Detroit Rooftop Operational Constraints That Commonly Add Rental Days

  • Wind holds: riverfront and open corridors can generate more “no-lift” windows; carry a contingency of 1–2 extra days for critical path tasks if the schedule is tight.
  • Street/sidewalk occupancy coordination: if you need to set the lift in a curb lane, budget internal time and potential permit/traffic control costs (often $50–$250 per day equivalent on many urban projects, depending on authority requirements and controls).
  • Indoor dust-control (if you’re using the boom in a covered service bay/atrium): you may be required to use non-marking tires (+$35–$60/day) and track protection; failure can lead to cleaning back-charges.

How To Negotiate Boom Lift Equipment Hire For A 2–6 Week Roof Replacement

Roof replacements often live in the 2–6 week window where pricing can be optimized if you structure the term properly:

  • Ask for a 4-week rate even if you expect 3 weeks: many suppliers price “month” as 4 weeks. If you think weather could extend you, the 4-week structure can cap your exposure vs. stacking three weekly rates plus extra days.
  • Clarify “standby” options: some suppliers will agree to a reduced rate when the machine is parked due to weather or sequencing.
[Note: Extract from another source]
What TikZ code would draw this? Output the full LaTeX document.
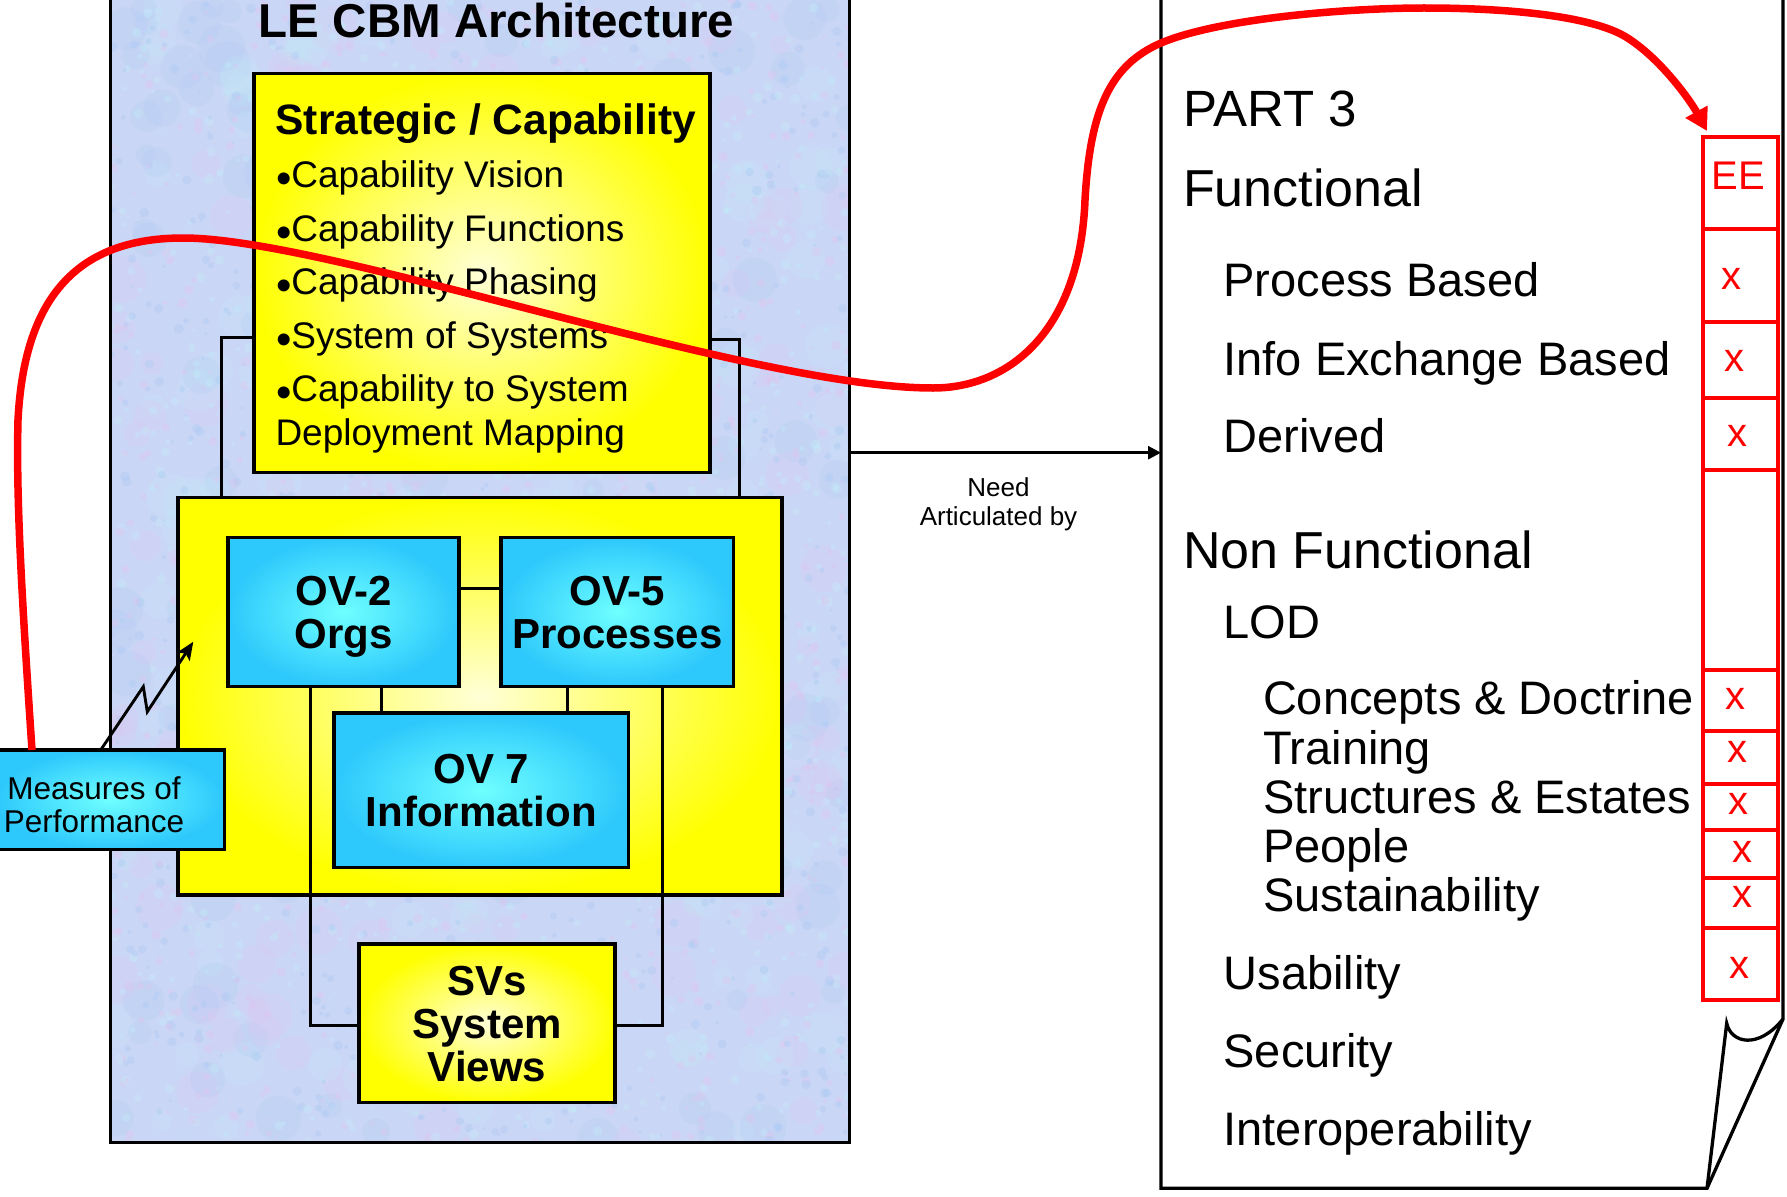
\documentclass[tikz,border=0pt]{standalone}
\usepackage{fontspec}
\setmainfont{Liberation Sans}
\usetikzlibrary{arrows.meta}

\definecolor{lav}{RGB}{202,214,245}
\definecolor{blot1}{RGB}{226,196,240}
\definecolor{blot2}{RGB}{168,202,244}
\definecolor{blot3}{RGB}{194,238,250}
\definecolor{yout}{RGB}{255,255,0}
\definecolor{yin}{RGB}{255,255,215}
\definecolor{bout}{RGB}{45,200,252}
\definecolor{bin}{RGB}{110,255,255}
\definecolor{redc}{RGB}{255,0,0}

\newcommand\bul{\raisebox{-6pt}{\fontsize{44}{44}\selectfont •}}

\begin{document}
\begin{tikzpicture}[x=1pt,y=-1pt,
  every node/.style={inner sep=0pt, outer sep=0pt},
  ybox/.style={rectangle, draw=black, line width=3.5pt, shading=radial, inner color=yin, outer color=yout},
  bbox/.style={rectangle, draw=black, line width=3.5pt, shading=radial, inner color=bin, outer color=bout},
  conn/.style={draw=black, line width=3pt},
  boldlbl/.style={align=center, text depth=0pt, font=\bfseries\fontsize{42}{43}\selectfont},
  bulletline/.style={anchor=base west, font=\fontsize{37}{40}\selectfont},
  pagehead/.style={anchor=base west, font=\fontsize{52}{56}\selectfont},
  pageitem/.style={anchor=base west, font=\fontsize{47}{50}\selectfont},
  redmark/.style={anchor=base, text=redc, font=\fontsize{40}{44}\selectfont},
  redcell/.style={draw=redc, line width=4pt},
  pageline/.style={draw=black, line width=3.3pt},
  redcurve/.style={draw=redc, line width=7.5pt, -{Triangle[length=22pt,width=24pt]}}
]
\useasboundingbox (0,0) rectangle (1787,1196);

% ---------- architecture panel with mottled paper texture ----------
\node[fill=lav, minimum width=738.5, minimum height=1160, anchor=north west] (panel) at (110.5,-18) {};
\begin{scope}
  \clip (panel.north west) rectangle (panel.south east);
  \pgfmathsetseed{4242}
  % soft large patches
  \foreach \i in {1,...,500}{
    \pgfmathsetmacro{\bx}{110+740*rnd}
    \pgfmathsetmacro{\by}{1145*rnd}
    \pgfmathsetmacro{\br}{10+14*rnd}
    \pgfmathtruncatemacro{\bc}{random(1,3)}
    \fill[blot\bc, opacity=0.18] (\bx,\by) circle (\br);
  }
  % fine grain
  \foreach \i in {1,...,2600}{
    \pgfmathsetmacro{\bx}{110+740*rnd}
    \pgfmathsetmacro{\by}{1145*rnd}
    \pgfmathsetmacro{\br}{1.5+3.5*rnd}
    \pgfmathtruncatemacro{\bc}{random(1,3)}
    \fill[blot\bc, opacity=0.35] (\bx,\by) circle (\br);
  }
\end{scope}
\draw[line width=3pt] (panel.north west) rectangle (panel.south east);

\node[anchor=base, font=\bfseries\fontsize{47.5}{50}\selectfont] (title) at (496.5,38) {LE CBM Architecture};

% ---------- strategic / capability ----------
\node[ybox, minimum width=456, minimum height=399] (strat) at (482,273) {};
\node[ybox, minimum width=604, minimum height=397.5] (ovbox) at (480,696.25) {};
\draw[conn] (strat.west |- 0,337) -| (221,0 |- ovbox.north);
\draw[conn] (strat.east |- 0,339.5) -| (739,0 |- ovbox.north);

\node[anchor=base west, font=\bfseries\fontsize{42.5}{44}\selectfont] (sc0) at (275.5,135) {Strategic / Capability};
\foreach \yy/\lbl [count=\k] in {187.5/Capability Vision, 241/Capability Functions, 294.7/Capability Phasing, 348/System of Systems, 401.8/Capability to System}{
  \node[bulletline] (sc\k) at (276,\yy) {\bul\lbl};
}
\node[bulletline] (sc6) at (275.5,445.8) {Deployment Mapping};

% ---------- operational views ----------
\node[bbox, boldlbl, minimum width=231, minimum height=148.7] (ov2) at (343.5,612) {OV-2\\Orgs};
\node[bbox, boldlbl, minimum width=232.6, minimum height=148.7] (ov5) at (617.3,612) {OV-5\\Processes};
\node[bbox, boldlbl, minimum width=294.6, minimum height=154.5] (ov7) at (481.3,790.25) {OV 7\\Information};
\draw[conn] (ov2.east |- 0,588.8) -- (ov5.west |- 0,588.8);
\draw[conn] (381.7,0 |- ov2.south) -- (381.7,0 |- ov7.north);
\draw[conn] (567,0 |- ov5.south) -- (567,0 |- ov7.north);

% ---------- system views ----------
\node[ybox, boldlbl, minimum width=256, minimum height=158.7] (svs) at (487,1023.35) {SVs\\System\\Views};
\draw[conn] (310,0 |- ov2.south) |- (svs.west |- 0,1025);
\draw[conn] (662,0 |- ov5.south) |- (svs.east |- 0,1025);

% ---------- measures of performance ----------
\node[bbox, minimum width=229.5, minimum height=99.3] (mop) at (109.75,799.65) {};
\node[anchor=base, font=\fontsize{31.5}{33}\selectfont] (mop1) at (94,799.6) {Measures of};
\node[anchor=base, font=\fontsize{31.5}{33}\selectfont] (mop2) at (94,832) {Performance};
\coordinate (boltTip) at (193.3,641.7);
\draw[line width=2.9pt, -{Stealth[length=18pt,width=15pt,inset=4pt]}]
  ([xshift=105.7pt]mop.north west) -- (143.3,686.7) -- (147.3,711.7) -- (boltTip);

% ---------- requirements page with curled corner ----------
\draw[pageline, fill=white] (1161,-14) -- (1161,1188.3) -- (1707,1188.3) -- (1783,1019) -- (1783,-14);
\draw[pageline] (1707,1188.3) -- (1726.7,1023.3) .. controls (1731,1043) and (1758,1050) .. (1783,1019);
\coordinate (pageW) at (1161,452.7);
\draw[line width=2.7pt, -{Triangle[length=13pt,width=13pt]}] (panel.east |- pageW) -- (pageW);
\node[anchor=base, font=\fontsize{26}{28}\selectfont] (need1) at (998.5,496.7) {Need};
\node[anchor=base, font=\fontsize{26}{28}\selectfont] (need2) at (998.5,525) {Articulated by};

\node[pagehead, font=\fontsize{51}{56}\selectfont] (p0) at (1183,126.3) {PART 3};
\node[pagehead] (p1) at (1183,206.7) {Functional};
\node[pageitem] (p2) at (1223.6,296.6) {Process Based};
\node[pageitem] (p3) at (1223.6,375) {Info Exchange Based};
\node[pageitem] (p4) at (1223.6,452.7) {Derived};
\node[pagehead] (p5) at (1183,568.3) {Non Functional};
\node[pageitem] (p6) at (1223.6,638) {LOD};
\node[pageitem] (p7) at (1263,714) {Concepts \& Doctrine};
\node[pageitem] (p8) at (1263,764) {Training};
\node[pageitem] (p9) at (1263,813.6) {Structures \& Estates};
\node[pageitem] (p10) at (1263,862.3) {People};
\node[pageitem] (p11) at (1263,911.7) {Sustainability};
\node[pageitem] (p12) at (1223.6,989.6) {Usability};
\node[pageitem] (p13) at (1223.6,1067.5) {Security};
\node[pageitem] (p14) at (1223.6,1145.4) {Interoperability};

% ---------- red assessment column ----------
\node[redcell, rectangle, minimum width=75.5, minimum height=91.5] (ee) at (1740.25,182.75) {};
\foreach \t/\b in {228.5/321.5, 321.5/398, 398/470, 470/669.6, 669.6/731, 731/784.3, 784.3/830, 830/877.5, 877.5/927.6, 927.6/1000}{
  \draw[redcell] (1702.5,\t) rectangle (1778,\b);
}
\node[redmark] (eetxt) at (1738,189.4) {EE};
\foreach \xx/\yy [count=\k] in {1731/289, 1734.5/371, 1737.6/446, 1735.4/709.5, 1737.6/762.3, 1738.5/814, 1742.8/862.3, 1742.8/907.9, 1739.8/978}{
  \node[redmark] (mk\k) at (\xx,\yy) {x};
}

% ---------- red trace from measures of performance to the EE column ----------
\draw[redcurve] ([xshift=37pt]mop.north west)
  .. controls (22,600) and (16,500) .. (18,420)
  .. controls (24,300) and (75,238) .. (183,238)
  .. controls (330,238) and (750,388) .. (933,388)
  .. controls (1010,388) and (1080,330) .. (1085,200)
  .. controls (1090,110) and (1110,65) .. (1161,43)
  .. controls (1220,18) and (1350,8) .. (1424,8)
  .. controls (1520,8) and (1595,18) .. (1626,37)
  .. controls (1660,58) and (1690,100) .. ([shift={(4.5pt,6pt)}]ee.north west);
\end{tikzpicture}
\end{document}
If not, assume full rent continues.
  • Bundle accessories up front: ordering harness kits, pads, and any basket options later can introduce a half-day to a full-day delay—often more expensive than the accessory adder itself.
  • Lock delivery and pickup expectations: the easiest cost leak is an uncoordinated pickup that slips past the cutoff and triggers an extra day.

Common Documentation That Prevents Disputes (And Extra Charges)

To protect your boom lift hire budget, set expectations with the field team:

  • Delivery condition report: photos + hour meter reading at drop.
  • Daily checks: note any alarms, leaks, or damage; report early to reduce downtime billing disputes.
  • Return condition: clean basket floor, remove roofing debris, and document tire condition—roof tear-off nails are a frequent cause of tire claims.

Equipment Hire Cost Summary For Detroit Roof Replacement

For 2026 planning, most Detroit roof replacement teams should carry a rate-only boom lift equipment hire budget in the range of $900–$1,250/week for a 45–60 ft class machine, then add explicit allowances for delivery/pickup ($300–$650), waiver/protection (~15% of rent where applicable), accessories ($20–$90/day depending on requirements), and return-condition exposure (cleaning $95–$275, fuel/recharge $45–$360, tire contingency $250–$900). The best cost control usually comes from choosing the correct class (often articulating for setbacks), scheduling deliveries around access constraints, and managing off-rent cutoffs so you don’t buy extra days unintentionally.